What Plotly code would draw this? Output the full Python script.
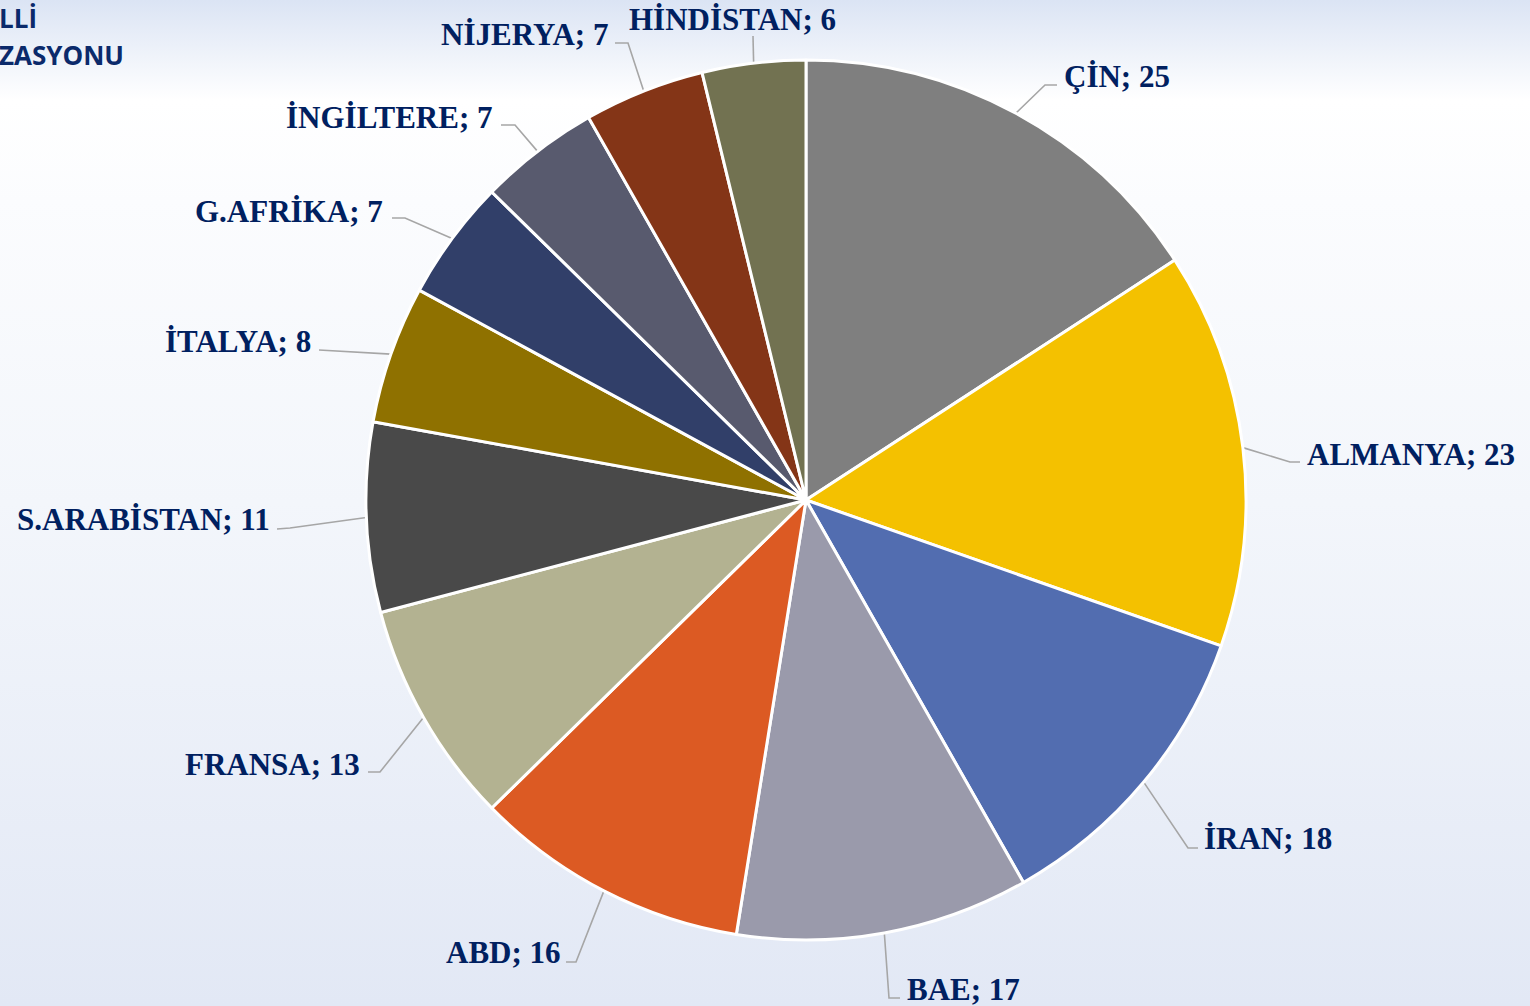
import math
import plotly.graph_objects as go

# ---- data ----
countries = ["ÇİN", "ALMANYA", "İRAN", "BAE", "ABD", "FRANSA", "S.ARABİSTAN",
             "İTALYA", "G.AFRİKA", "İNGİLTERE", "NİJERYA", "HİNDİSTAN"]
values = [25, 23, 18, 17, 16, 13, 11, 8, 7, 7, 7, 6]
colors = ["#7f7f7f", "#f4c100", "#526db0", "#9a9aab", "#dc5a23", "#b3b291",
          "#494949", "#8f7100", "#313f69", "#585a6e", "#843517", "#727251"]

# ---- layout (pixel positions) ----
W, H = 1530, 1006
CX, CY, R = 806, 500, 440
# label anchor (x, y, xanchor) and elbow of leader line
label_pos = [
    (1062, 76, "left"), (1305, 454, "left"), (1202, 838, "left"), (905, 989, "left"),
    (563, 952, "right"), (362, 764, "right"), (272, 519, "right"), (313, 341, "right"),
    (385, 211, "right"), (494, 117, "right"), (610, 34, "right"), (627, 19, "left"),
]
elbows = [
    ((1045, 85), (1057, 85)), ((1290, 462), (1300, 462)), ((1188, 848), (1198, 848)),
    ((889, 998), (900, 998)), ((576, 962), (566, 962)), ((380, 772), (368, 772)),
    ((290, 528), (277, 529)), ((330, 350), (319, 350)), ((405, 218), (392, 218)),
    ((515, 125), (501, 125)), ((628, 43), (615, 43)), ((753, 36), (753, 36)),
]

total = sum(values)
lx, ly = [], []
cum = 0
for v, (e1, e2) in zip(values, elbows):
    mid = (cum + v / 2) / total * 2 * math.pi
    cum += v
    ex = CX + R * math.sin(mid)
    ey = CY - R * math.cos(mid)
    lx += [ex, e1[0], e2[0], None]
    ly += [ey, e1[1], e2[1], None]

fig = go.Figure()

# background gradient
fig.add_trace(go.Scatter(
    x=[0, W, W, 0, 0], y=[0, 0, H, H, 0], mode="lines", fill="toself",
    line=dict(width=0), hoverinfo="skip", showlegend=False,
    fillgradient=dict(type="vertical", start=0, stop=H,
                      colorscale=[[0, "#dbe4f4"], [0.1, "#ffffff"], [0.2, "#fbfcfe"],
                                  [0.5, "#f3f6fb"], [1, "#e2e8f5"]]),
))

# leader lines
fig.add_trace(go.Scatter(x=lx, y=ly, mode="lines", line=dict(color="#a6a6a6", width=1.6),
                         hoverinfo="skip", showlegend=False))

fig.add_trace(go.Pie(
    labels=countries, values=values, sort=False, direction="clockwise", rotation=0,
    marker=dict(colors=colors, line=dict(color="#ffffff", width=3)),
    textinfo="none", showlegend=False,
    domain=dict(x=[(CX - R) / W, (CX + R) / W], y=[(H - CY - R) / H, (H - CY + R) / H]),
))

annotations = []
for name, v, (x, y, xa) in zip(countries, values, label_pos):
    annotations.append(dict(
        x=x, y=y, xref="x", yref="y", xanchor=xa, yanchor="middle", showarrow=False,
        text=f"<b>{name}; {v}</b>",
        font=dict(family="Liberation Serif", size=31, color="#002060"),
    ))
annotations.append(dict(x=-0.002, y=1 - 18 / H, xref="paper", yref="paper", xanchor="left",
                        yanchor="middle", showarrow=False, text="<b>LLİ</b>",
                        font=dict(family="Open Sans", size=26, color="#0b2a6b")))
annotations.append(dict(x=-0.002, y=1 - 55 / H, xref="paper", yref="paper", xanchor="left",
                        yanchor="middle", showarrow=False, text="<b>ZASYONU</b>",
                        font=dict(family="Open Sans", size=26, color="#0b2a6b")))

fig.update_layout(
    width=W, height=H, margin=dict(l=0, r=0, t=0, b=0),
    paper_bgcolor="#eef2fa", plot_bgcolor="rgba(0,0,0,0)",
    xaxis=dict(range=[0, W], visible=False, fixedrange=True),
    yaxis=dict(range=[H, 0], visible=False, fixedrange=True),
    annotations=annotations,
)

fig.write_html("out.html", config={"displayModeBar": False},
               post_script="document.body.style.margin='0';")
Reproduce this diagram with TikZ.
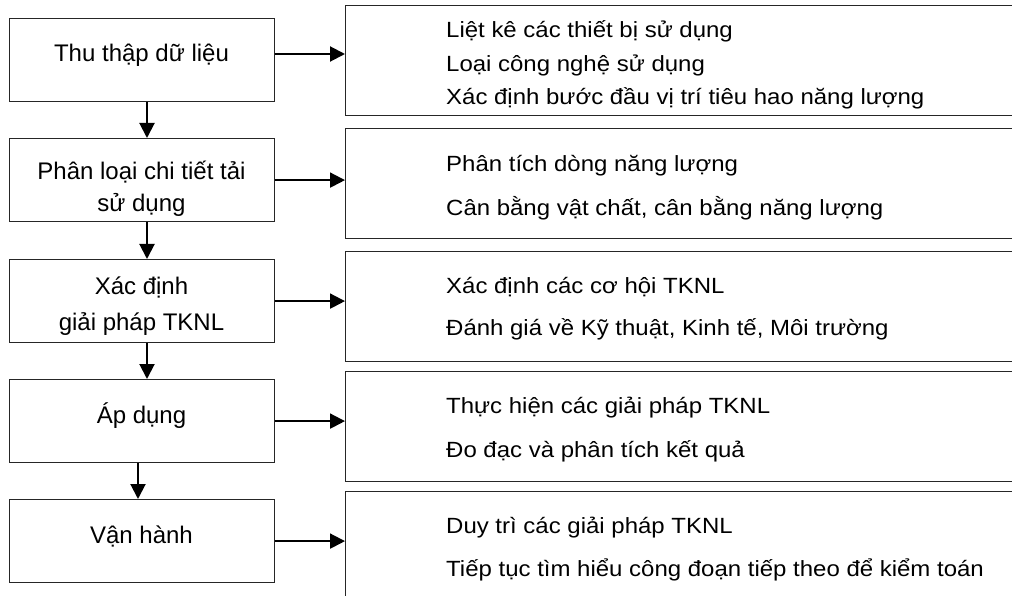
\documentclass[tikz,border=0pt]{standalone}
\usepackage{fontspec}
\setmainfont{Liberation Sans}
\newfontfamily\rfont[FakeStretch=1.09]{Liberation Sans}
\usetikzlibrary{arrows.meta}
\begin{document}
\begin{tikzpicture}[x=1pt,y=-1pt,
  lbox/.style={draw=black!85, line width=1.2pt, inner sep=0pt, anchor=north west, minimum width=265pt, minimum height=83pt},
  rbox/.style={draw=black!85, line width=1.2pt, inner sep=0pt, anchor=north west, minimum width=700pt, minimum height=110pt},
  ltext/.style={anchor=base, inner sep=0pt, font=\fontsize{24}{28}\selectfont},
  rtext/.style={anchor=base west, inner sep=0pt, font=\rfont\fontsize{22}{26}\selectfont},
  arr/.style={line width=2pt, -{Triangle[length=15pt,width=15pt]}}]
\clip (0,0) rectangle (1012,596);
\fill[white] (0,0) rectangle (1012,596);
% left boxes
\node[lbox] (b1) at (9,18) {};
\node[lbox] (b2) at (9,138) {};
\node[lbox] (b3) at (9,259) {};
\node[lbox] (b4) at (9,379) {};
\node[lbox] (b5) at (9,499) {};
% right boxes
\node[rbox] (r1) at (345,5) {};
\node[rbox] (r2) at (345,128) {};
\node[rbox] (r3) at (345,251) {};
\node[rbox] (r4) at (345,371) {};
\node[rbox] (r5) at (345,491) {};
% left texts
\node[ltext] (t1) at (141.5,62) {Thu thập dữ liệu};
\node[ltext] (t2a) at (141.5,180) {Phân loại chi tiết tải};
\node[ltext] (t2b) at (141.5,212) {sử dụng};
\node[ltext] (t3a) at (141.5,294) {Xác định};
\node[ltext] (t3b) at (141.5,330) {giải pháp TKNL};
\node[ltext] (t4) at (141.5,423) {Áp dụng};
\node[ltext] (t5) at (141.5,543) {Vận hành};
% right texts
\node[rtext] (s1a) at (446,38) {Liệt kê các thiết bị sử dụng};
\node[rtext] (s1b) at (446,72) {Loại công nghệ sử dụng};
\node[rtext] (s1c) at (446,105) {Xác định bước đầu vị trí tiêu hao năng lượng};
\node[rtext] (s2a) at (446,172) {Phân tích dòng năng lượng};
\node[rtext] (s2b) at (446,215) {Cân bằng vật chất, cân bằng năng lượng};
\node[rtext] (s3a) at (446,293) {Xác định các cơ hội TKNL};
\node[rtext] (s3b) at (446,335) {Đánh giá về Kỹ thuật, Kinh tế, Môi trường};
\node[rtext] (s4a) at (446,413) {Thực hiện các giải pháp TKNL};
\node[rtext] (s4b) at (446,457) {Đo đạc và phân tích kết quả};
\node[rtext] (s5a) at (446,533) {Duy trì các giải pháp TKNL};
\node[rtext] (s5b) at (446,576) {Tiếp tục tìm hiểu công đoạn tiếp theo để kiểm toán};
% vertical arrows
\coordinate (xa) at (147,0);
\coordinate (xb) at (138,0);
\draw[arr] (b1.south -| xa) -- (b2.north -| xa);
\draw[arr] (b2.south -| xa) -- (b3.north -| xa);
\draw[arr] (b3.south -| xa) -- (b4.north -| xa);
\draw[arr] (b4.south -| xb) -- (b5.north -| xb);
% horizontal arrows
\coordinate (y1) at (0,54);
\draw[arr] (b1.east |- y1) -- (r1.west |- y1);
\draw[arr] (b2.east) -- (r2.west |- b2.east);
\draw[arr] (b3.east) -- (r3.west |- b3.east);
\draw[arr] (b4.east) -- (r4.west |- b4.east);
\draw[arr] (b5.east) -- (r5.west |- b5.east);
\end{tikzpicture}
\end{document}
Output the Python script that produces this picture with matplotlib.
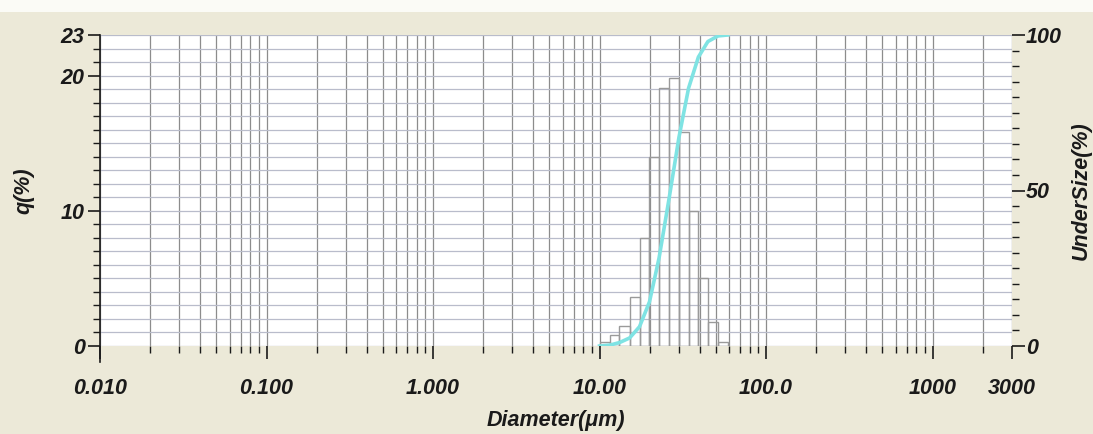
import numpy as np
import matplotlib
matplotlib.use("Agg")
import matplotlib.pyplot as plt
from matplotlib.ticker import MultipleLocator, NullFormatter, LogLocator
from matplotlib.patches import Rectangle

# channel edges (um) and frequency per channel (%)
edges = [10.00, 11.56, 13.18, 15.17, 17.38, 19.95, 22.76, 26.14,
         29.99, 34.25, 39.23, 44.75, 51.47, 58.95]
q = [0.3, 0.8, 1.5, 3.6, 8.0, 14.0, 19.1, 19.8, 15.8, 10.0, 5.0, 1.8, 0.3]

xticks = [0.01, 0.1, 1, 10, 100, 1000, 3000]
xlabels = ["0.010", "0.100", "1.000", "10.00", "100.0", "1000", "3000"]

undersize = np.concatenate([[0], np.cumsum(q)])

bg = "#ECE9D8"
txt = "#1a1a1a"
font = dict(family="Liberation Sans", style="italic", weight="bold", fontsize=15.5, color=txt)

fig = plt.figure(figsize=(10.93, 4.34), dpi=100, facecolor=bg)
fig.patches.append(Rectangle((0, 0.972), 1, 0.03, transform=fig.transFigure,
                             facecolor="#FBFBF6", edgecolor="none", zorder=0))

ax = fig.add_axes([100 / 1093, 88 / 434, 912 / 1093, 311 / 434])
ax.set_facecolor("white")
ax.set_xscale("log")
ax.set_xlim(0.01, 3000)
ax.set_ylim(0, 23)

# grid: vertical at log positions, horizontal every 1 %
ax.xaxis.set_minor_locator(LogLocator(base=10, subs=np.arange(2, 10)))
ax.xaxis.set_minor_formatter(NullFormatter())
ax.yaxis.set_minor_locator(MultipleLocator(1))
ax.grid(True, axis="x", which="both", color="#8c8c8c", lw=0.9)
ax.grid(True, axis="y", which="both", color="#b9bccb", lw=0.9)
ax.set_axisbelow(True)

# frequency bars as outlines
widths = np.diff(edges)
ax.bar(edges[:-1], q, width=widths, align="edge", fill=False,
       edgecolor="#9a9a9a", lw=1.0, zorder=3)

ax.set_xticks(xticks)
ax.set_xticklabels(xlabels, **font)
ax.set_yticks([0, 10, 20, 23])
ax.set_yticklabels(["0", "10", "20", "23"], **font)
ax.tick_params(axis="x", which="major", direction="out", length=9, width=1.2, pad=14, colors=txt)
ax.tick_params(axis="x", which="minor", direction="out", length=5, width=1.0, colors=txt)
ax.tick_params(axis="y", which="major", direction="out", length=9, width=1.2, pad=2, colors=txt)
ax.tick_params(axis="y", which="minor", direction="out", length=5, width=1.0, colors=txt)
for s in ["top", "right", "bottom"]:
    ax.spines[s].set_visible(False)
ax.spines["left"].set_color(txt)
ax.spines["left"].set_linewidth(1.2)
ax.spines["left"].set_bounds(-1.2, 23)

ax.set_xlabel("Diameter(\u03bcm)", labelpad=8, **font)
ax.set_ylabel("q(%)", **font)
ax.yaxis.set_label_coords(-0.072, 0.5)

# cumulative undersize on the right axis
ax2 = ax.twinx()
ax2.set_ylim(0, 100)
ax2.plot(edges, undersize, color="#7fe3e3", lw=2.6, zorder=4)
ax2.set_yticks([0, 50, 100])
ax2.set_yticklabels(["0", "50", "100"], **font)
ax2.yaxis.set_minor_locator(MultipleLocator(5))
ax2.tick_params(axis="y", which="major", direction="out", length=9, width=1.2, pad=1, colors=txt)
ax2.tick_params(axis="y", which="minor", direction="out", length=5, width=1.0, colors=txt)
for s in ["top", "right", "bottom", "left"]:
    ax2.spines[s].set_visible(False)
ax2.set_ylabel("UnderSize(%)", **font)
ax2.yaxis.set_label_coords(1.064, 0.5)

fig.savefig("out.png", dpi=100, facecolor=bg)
+===+
Short problem:
Starting at the first line of the records above, set down each line exactly through the one that holds "import plotly.graph_objects as go". Omit pictures.

Answer in full:
What Plotly code would draw this? Output the full Python script.
import math
import plotly.graph_objects as go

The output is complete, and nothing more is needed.